Меня спросили, могу ли я спеть. «Да, немного», — сказала я нерешительно.
Когда я вошла в зрительный зал, он был освещен. Обычно на прослушиваниях единственная лампочка освещает боязливые лица претендентов. Не могу сказать, что мне было страшно. Я беспокоилась только из-за пения. Мне дали ноты и текст песни, которую нужно было спеть. На этот раз мои музыкальные занятия помогли — я быстро выучила мелодию. Слова запомнились легко; по-моему, они даже были остроумны.
Ревю называлось «Это носится в воздухе», текст Марцеллуса Шиффера, музыка Миши Шполянского[10] (позднее оба стали очень известными).
Моя песня стояла в самом начале ревю; следовательно, роль не очень важная, да ничего другого я и не ждала.
Действие происходило в универмаге. Песню я исполняла от имени женщины, жаждущей что-нибудь купить на распродаже, независимо от того, нужно ей это или нет.

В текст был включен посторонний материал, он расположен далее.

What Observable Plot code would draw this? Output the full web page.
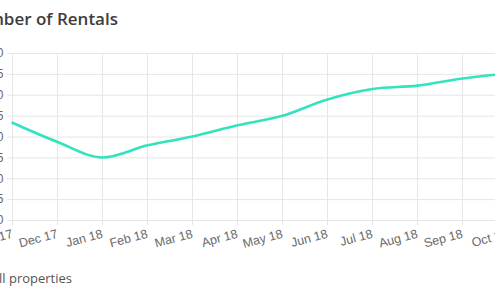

Оркестр располагался в маленьком закутке перед, партером, поскольку это был драматический театр и не предназначался для ревю. За пианино сидел худой молодой человек. Он взял несколько аккордов и дал знак начинать. Тональность была высокой. Из моего горла вырвался жалкий детский звук, который, скорее, походил на хрип, нежели на голос.
Режиссер крикнул: «Стоп! Следующий!»
Шполянский попросил: «Давайте еще раз попробуем. Я дам ниже тональность».
Следующая претендентка вернулась в кулису, а я стояла совсем потерянная: не хотелось разочаровывать композитора. Мы начали песню снова, на этот раз тональность была ниже, а результат все тот же. Шполянский несколько раз менял тональность, пока наконец, к своему удивлению, я не услышала собственный голос, раздавшийся в маленьком зале. Шполянский установил тональность, переговорил с музыкантами и режиссером, который утвердительно кивал. Других претенденток отправили домой, а меня утвердили на роль. Я подошла к оркестру, поблагодарила композитора и только хотела попрощаться с режиссером, как вдруг увидела, что все повернули головы к входу. Марго Лион[11]— звезда ревю — вошла в просмотровый зал, чтобы приветствовать режиссера. Она шла в сопровождении мужчины, который был не только ее мужем, но и автором шоу — Марцеллусом Шиффером.